Me: What who is saying?
Stacy: Those two women sitting across from us.
Me: Why would I know what they are saying?
Stacy: Well…you’ve got your hearing aids on, and I thought maybe you could hear them.
Me: I do indeed have them, but I turned them off.
Me: Some people were talking somewhere, bothering me.
Stacy: Well turn them on!
Stacy: So you can hear them maybe and tell me what they said?
Me: Why would you want to know what they are talking about? Besides, I’m your husband. I’m not an interpreter.
From there, the discussions would generally deteriorate into what we call “moments of intense fellowship.”
Being an extrovert, Stacy was driven to know what others were discussing. To make matters worse, she saw me sitting there with two imperfect ears that worked better than hers, but refusing to use them in order to interact with strangers. Me? I just wanted to sit there in silence, and could not fathom her obssession with other conversations. My motto was, “I won’t bother them, and hopefully they’ll be decent enough to return the gesture.”
Later, as I was able to find work and she was not, a new pattern developed. I would arrive home from a hard day of minimum-waging and find her, lying in wait. Like an alligator lurking under the surface of a muddy river, waiting to drag down a wildebeest by its neck.
She started by asking, “What did you talk about with people today?” Later she learned to modify that question, changing it to, “Did you talk with people today?” She was isolated and bored, and I couldn’t blame her. Even after I got a real professional job, she could not find work. She spent hours alone while I worked, and looked forward to ambus…I mean, asking me about my day.
In order to serve her better, I began to try to listen. I admit that it took a few years; I was stepping way outside of my comfort zone, and was engaging in behavior that struck me as nearly rude. I took my hearing aids, and I worked at it. I started paying attention when I was out alone, working here or there. I still didn’t care, but I knew she did. I knew she was somewhere, just waiting to know what someone else had said. Sometimes, I would even try talking to (gasp) people!
I started carrying a small notebook. I wrote down funny stories others shared. I made notes about who I met, and what we talked about. I expanded my notes over time, copying down funny advertisements and interesting sights. I wrote down who said what, when, where.
And before I knew it, two odd things happened along the way.
The first was that I started figuring out how to handle people. I’m still not great at it, but I have learned how to talk with other sentient lifeforms. What started out as questions to elicit information so I could enable my little addict back at home became opportunities to get to know people. Turns out, some of them aren’t all bad.
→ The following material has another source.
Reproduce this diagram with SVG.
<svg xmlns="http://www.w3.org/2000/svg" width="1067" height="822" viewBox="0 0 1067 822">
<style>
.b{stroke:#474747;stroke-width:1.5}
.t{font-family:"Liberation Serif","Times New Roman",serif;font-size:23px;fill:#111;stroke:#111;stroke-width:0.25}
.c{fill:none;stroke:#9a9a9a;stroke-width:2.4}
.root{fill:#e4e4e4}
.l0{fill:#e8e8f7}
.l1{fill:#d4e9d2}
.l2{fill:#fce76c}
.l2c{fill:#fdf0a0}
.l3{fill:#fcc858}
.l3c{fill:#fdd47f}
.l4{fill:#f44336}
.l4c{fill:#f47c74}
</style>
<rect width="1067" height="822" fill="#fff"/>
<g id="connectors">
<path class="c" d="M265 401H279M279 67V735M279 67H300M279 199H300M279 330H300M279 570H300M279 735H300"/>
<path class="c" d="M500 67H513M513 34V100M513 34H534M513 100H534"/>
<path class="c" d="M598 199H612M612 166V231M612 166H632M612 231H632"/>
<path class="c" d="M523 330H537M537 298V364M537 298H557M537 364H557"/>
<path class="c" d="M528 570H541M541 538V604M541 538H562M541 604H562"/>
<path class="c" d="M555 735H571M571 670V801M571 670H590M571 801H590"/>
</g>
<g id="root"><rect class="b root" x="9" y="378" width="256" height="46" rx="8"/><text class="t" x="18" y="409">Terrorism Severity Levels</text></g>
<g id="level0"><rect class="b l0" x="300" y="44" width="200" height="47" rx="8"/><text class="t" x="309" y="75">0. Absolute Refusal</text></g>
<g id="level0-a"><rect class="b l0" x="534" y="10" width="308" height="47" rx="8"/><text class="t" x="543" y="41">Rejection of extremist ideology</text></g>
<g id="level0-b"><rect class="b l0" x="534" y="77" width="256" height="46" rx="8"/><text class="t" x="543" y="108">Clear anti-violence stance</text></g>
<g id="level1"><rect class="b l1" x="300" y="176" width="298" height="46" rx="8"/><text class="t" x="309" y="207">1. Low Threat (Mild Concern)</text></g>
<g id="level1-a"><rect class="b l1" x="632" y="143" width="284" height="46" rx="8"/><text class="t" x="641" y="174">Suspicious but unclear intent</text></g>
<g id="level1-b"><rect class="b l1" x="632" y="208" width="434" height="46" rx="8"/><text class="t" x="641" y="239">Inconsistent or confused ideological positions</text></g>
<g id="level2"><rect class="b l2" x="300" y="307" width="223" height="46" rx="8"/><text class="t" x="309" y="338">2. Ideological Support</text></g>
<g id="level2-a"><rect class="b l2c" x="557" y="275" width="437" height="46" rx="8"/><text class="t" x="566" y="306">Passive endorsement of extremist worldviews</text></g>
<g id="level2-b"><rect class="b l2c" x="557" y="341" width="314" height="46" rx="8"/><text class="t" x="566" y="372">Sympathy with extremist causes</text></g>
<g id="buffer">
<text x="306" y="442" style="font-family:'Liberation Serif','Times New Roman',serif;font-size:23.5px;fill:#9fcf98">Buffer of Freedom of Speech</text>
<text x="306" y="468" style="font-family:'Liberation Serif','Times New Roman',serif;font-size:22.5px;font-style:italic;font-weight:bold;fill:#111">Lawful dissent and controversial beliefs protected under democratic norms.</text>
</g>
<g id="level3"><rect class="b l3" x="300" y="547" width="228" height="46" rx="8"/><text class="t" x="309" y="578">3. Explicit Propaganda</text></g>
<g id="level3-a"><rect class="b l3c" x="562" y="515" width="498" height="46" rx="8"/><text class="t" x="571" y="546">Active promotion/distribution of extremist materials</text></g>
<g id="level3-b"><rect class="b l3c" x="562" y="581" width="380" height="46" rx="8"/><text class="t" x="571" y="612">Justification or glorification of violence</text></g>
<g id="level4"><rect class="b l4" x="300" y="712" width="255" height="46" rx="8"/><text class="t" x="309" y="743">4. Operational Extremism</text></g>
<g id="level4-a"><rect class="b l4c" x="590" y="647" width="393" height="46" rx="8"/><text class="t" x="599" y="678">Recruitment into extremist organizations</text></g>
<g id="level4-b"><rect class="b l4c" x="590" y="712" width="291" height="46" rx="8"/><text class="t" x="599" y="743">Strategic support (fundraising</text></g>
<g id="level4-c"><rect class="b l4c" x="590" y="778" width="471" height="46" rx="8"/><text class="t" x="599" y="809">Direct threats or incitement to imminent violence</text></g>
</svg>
The second result was that Stacy and I began to absolutely love talking to each other. We liked it before, don’t get me wrong. It was fun to chat, and nice to remember that this was the girl I fell in love with. However, we moved from the tendency to chat nightly towards valuing that chat very highly. There’s a very human pattern to do exactly that, to elevate our tendencies and habits to the point of becoming part of our values.
Something else unexpected came of all of this: we talk about everything. When I get to the end of the list of items I have recorded, we keep going. Nothing is off limits. Who said what. When that thing happened. Something we read. Something we saw. Inappropriate words shared by others. The children’s antics. Bathroom habits. The Bible. Morality versus religion. You name it, we talk about it.
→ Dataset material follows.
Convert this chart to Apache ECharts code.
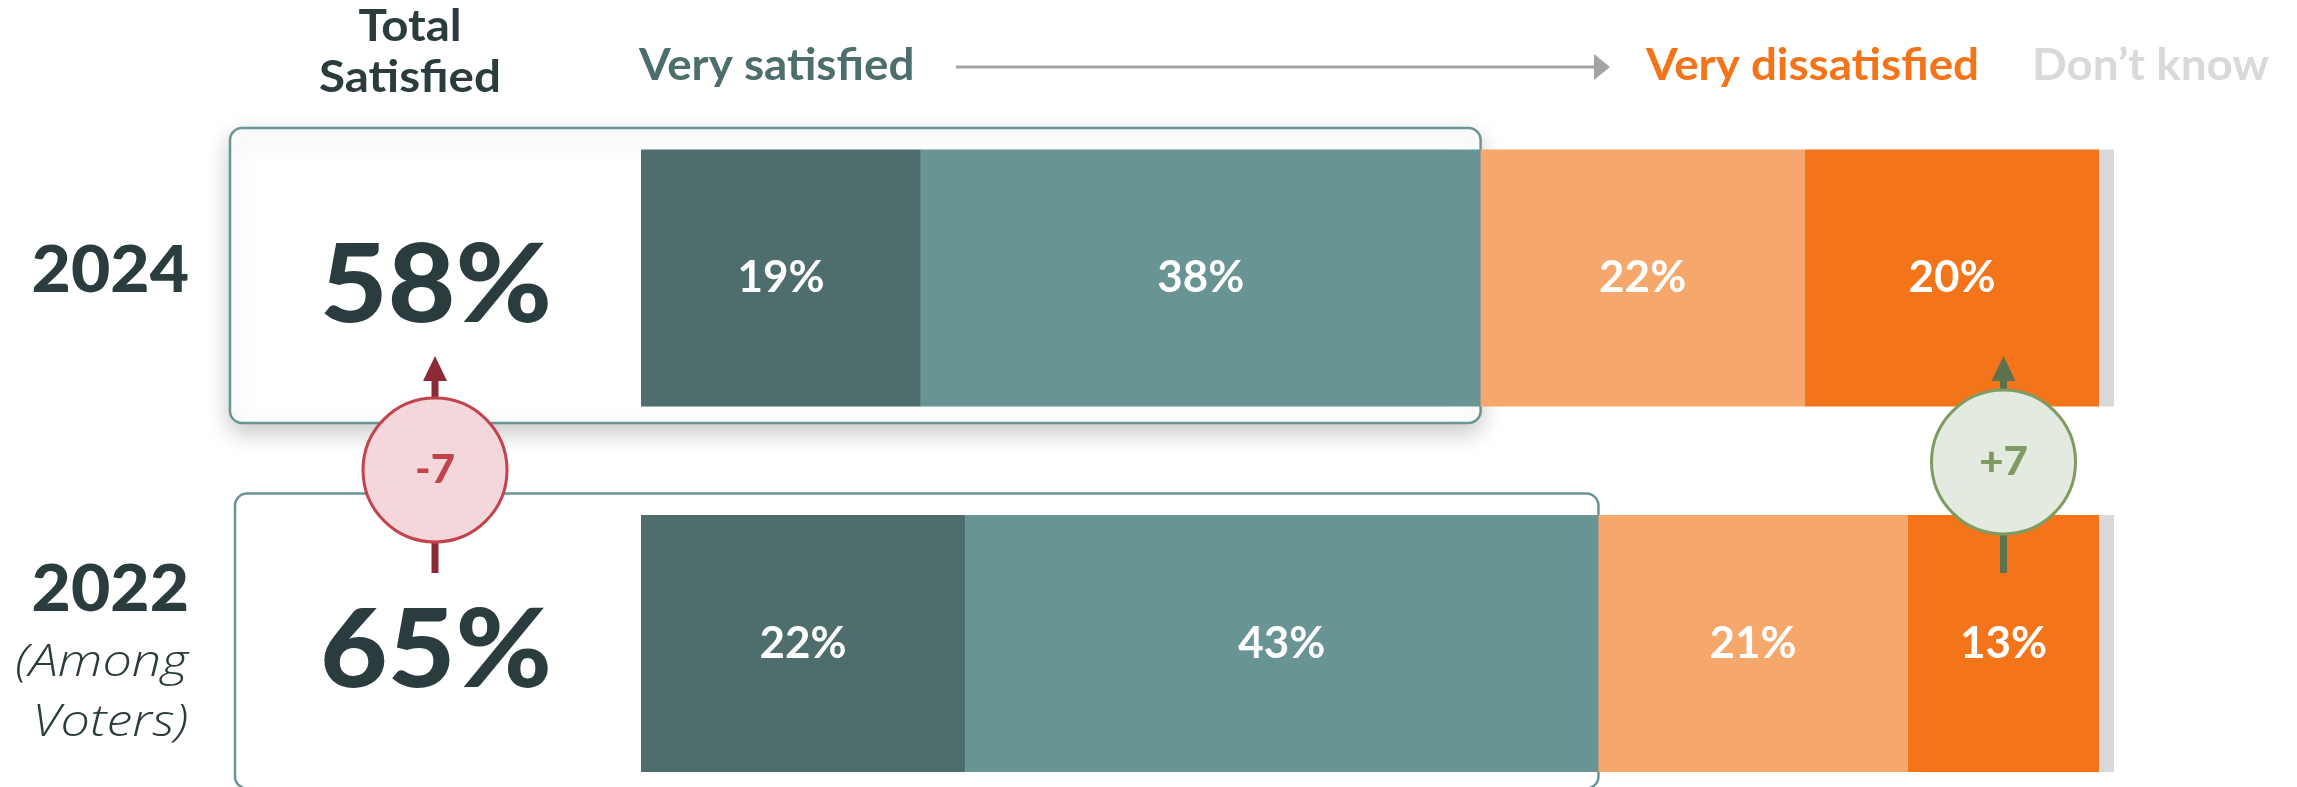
<!DOCTYPE html>
<html>
<head>
<meta charset="utf-8">
<script src="https://cdn.jsdelivr.net/npm/echarts@6/dist/echarts.min.js"></script>
<style>
  html, body { margin: 0; padding: 0; background: #ffffff; }
  #main { width: 2297px; height: 787px; }
</style>
</head>
<body>
<div id="main"></div>
<script>
  // data
  var years = ['2024', '2022']
  var verySatisfied = [19, 22]
  var somewhatSatisfied = [38, 43]
  var somewhatDissatisfied = [22, 21]
  var veryDissatisfied = [20, 13]
  var dontKnow = [1, 1]
  var totalSatisfied = [58, 65]
  var changes = ['-7', '+7']

  var dark = '#2b3c3e'
  var font = 'Lato'

  var chart = echarts.init(document.getElementById('main'))

  function barSeries(name, data, color, showLabel) {
    return {
      name: name,
      type: 'bar',
      stack: 'all',
      barWidth: 257,
      clip: false,
      data: data,
      itemStyle: { color: color },
      label: {
        show: showLabel,
        position: 'inside',
        formatter: '{c}%',
        color: '#ffffff',
        fontFamily: font,
        fontWeight: 'bold',
        fontSize: 44
      },
      emphasis: { disabled: true }
    }
  }

  var option = {
    animation: false,
    grid: { left: 641, right: 183, top: 278, bottom: 143.5 },
    xAxis: { type: 'value', min: 0, max: 100, show: false },
    yAxis: { type: 'category', data: years, inverse: true, boundaryGap: false, show: false },
    series: [
      barSeries('Very satisfied', verySatisfied, '#4d6e6d', true),
      barSeries('Somewhat satisfied', somewhatSatisfied, '#689494', true),
      barSeries('Somewhat dissatisfied', somewhatDissatisfied, '#f6a76c', true),
      barSeries('Very dissatisfied', veryDissatisfied, '#f4741a', true),
      barSeries('Don\u2019t know', dontKnow, '#d9d9d9', false)
    ]
  }
  chart.setOption(option)

  function px(v, cat) {
    return chart.convertToPixel({ gridIndex: 0 }, [v, cat])
  }

  // text placed at (x, y), stretched around its anchor
  function txt(text, x, y, align, f, color, sx) {
    return {
      type: 'text', x: x, y: y, scaleX: sx || 1, z: 10,
      style: { text: text, x: 0, y: 0, align: align, verticalAlign: 'middle', font: f, fill: color }
    }
  }

  var graphics = []

  // headers
  graphics.push(txt('Total', 410, 27, 'center', 'bold 44px ' + font, dark, 1.08))
  graphics.push(txt('Satisfied', 410, 78, 'center', 'bold 44px ' + font, dark, 1.08))
  graphics.push(txt('Very satisfied', 639, 66, 'left', 'bold 44px ' + font, '#4d6e6d', 1.04))
  graphics.push(txt('Very dissatisfied', 1646, 66, 'left', 'bold 44px ' + font, '#f4741a', 1.04))
  graphics.push(txt('Don\u2019t know', 2032, 66, 'left', 'bold 44px ' + font, '#d9d9d9', 1.04))
  graphics.push({ type: 'line', shape: { x1: 956, y1: 67, x2: 1596, y2: 67 }, style: { stroke: '#a3a3a3', lineWidth: 3 }, z: 5 })
  graphics.push({ type: 'polygon', shape: { points: [[1594, 54], [1610, 67], [1594, 80]] }, style: { fill: '#a3a3a3' }, z: 5 })

  // boxes with total satisfied
  var boxLeft = [230, 235]
  years.forEach(function (y, i) {
    var c = px(0, y)[1]
    var right = px(verySatisfied[i] + somewhatSatisfied[i], y)[0]
    graphics.push({
      type: 'rect',
      shape: { x: boxLeft[i], y: c - 150, width: right - boxLeft[i], height: 295, r: 12 },
      style: {
        fill: '#ffffff', stroke: '#6a9595', lineWidth: 2.5,
        shadowBlur: i === 0 ? 24 : 0, shadowOffsetY: i === 0 ? 9 : 0,
        shadowColor: i === 0 ? 'rgba(0,0,0,0.22)' : 'rgba(0,0,0,0)'
      },
      z: i === 0 ? -2 : -1
    })
    graphics.push(txt(totalSatisfied[i] + '%', 436, c + 9, 'center', '900 108px ' + font, dark, 1.08))
  })

  // year labels
  var c24 = px(0, '2024')[1]
  var c22 = px(0, '2022')[1]
  graphics.push(txt('2024', 189, c24 - 7, 'right', '900 64px ' + font, dark, 1.06))
  graphics.push(txt('2022', 189, c22 - 53, 'right', '900 64px ' + font, dark, 1.06))
  graphics.push(txt('(Among', 188, c22 + 20, 'right', 'italic 300 45px "Open Sans"', dark, 1.16))
  graphics.push(txt('Voters)', 188, c22 + 80, 'right', 'italic 300 45px "Open Sans"', dark, 1.16))

  // change bubbles
  function bubble(cx, cy, label, fill, stroke, arrow) {
    graphics.push({ type: 'line', shape: { x1: cx, y1: 380, x2: cx, y2: cy - 60 }, style: { stroke: arrow, lineWidth: 7 }, z: 8 })
    graphics.push({ type: 'polygon', shape: { points: [[cx - 12, 381], [cx, 356], [cx + 12, 381]] }, style: { fill: arrow }, z: 8 })
    graphics.push({ type: 'line', shape: { x1: cx, y1: cy + 60, x2: cx, y2: 573 }, style: { stroke: arrow, lineWidth: 7 }, z: 8 })
    graphics.push({ type: 'circle', shape: { cx: cx, cy: cy, r: 72 }, style: { fill: fill, stroke: stroke, lineWidth: 3 }, z: 9 })
    graphics.push(txt(label, cx, cy, 'center', '900 40px ' + font, stroke, 1.05))
  }
  bubble(435, 470, changes[0], '#f3d7db', '#c2434d', '#8c2a36')
  var plusX = px(100 - dontKnow[1] - veryDissatisfied[1] / 2, '2022')[0]
  bubble(plusX, 462, changes[1], '#e3eadf', '#7f9b62', '#5e714f')

  chart.setOption({ graphic: { elements: graphics } })
</script>
</body>
</html>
Only 19 years into this, Stacy still looks at me to help her understand what is going on sometimes. I mean, just because we have figured out how to communicate with each other does not make her hear any better. After all these years, I actually hear worse. I still don’t like interpreter duty much. However, we know from our lives as deaf people that communication must not be taken for granted. What’s more, we’ve learned as married people that communicative competence is not guaranteed.
Someone said to me recently, “Relationships are built on trust” He was right. But trust is built through communication.
Gotta go. I think Stacy is talking, and she’s holding a laundry basket. I wonder what she said.